Problem to work on: Lines holding the string "this" are the ones to copy; find them all in the data.

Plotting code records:
*-*-*
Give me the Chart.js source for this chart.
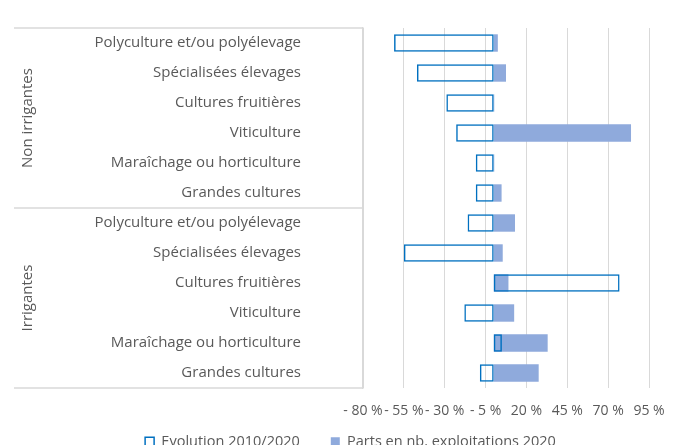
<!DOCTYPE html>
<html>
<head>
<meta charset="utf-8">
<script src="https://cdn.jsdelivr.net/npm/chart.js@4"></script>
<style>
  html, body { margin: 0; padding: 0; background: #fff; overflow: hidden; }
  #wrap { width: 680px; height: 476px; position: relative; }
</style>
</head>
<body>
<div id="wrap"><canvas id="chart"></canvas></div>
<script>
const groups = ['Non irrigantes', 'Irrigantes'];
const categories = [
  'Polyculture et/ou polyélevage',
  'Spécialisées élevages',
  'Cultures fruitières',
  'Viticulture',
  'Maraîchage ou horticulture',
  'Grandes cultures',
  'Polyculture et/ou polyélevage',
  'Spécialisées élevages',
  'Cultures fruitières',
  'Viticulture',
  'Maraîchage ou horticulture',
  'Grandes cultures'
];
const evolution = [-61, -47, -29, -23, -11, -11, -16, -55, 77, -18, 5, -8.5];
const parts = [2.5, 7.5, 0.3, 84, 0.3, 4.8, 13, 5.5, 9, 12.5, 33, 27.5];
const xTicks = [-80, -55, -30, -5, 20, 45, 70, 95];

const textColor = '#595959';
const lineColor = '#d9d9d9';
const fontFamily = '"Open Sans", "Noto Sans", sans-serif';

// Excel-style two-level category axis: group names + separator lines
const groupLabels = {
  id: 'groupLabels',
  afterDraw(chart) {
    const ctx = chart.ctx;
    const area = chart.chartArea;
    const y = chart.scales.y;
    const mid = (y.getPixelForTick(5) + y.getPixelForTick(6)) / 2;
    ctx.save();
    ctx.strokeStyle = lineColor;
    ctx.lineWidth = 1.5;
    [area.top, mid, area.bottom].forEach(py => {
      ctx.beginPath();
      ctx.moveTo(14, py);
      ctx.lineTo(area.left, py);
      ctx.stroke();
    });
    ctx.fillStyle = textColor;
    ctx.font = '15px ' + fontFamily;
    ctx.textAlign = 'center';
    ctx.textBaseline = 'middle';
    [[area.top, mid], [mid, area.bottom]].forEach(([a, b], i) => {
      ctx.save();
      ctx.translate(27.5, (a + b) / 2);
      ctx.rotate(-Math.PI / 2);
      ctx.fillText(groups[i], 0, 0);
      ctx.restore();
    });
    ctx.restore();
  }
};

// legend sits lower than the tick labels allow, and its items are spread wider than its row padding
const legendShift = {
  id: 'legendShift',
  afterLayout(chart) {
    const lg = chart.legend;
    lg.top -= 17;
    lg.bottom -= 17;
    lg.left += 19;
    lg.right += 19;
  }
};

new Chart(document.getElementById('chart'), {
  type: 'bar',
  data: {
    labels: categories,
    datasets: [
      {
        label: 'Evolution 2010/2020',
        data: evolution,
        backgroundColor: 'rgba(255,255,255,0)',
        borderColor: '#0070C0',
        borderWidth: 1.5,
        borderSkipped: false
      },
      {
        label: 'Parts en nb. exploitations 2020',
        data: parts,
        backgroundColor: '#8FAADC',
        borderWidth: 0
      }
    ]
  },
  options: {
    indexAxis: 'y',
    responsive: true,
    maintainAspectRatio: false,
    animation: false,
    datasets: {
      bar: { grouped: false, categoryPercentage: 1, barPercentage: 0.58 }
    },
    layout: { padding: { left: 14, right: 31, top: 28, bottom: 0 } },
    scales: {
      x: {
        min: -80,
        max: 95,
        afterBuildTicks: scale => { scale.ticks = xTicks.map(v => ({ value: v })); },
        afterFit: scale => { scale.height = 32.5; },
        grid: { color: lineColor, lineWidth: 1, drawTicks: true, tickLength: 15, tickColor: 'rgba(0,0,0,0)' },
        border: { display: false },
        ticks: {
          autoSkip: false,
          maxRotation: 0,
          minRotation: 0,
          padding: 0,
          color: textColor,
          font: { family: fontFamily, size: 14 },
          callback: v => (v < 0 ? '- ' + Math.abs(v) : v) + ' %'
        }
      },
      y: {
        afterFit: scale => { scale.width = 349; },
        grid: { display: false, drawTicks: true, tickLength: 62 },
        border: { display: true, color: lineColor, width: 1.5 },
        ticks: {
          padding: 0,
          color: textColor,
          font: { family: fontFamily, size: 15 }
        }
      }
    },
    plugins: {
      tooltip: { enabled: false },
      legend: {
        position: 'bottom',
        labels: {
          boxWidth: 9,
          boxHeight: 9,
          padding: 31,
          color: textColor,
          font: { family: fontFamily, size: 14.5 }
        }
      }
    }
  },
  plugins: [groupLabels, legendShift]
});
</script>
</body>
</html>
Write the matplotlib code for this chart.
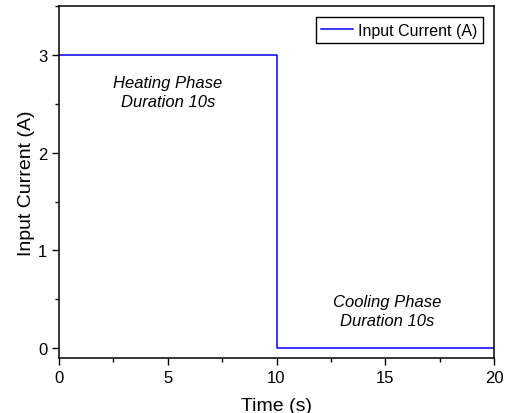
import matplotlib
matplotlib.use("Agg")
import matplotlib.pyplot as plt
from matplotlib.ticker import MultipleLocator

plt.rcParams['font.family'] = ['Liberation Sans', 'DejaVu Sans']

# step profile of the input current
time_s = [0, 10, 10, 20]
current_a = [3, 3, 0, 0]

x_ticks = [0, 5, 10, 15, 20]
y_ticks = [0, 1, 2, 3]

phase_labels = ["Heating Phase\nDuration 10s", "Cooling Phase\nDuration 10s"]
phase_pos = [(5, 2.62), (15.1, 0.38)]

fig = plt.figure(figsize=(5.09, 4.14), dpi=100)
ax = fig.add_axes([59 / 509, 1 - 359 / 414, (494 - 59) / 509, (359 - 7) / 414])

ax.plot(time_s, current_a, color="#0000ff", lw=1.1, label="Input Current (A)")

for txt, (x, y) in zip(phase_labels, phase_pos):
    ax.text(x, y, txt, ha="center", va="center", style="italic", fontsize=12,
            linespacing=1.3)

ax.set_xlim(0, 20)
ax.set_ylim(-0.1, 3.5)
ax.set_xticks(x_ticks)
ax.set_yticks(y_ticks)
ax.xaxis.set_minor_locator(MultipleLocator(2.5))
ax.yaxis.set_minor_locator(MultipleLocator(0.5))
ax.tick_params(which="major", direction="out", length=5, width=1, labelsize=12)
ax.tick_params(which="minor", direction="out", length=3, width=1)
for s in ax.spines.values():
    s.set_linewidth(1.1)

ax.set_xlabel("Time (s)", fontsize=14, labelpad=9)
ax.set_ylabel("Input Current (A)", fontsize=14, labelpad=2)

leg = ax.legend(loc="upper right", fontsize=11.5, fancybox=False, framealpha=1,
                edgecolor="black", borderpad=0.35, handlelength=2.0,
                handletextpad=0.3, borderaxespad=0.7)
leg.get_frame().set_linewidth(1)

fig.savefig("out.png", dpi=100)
*-*-*
The output:
Give me the Chart.js source for this chart.
Write the matplotlib code for this chart.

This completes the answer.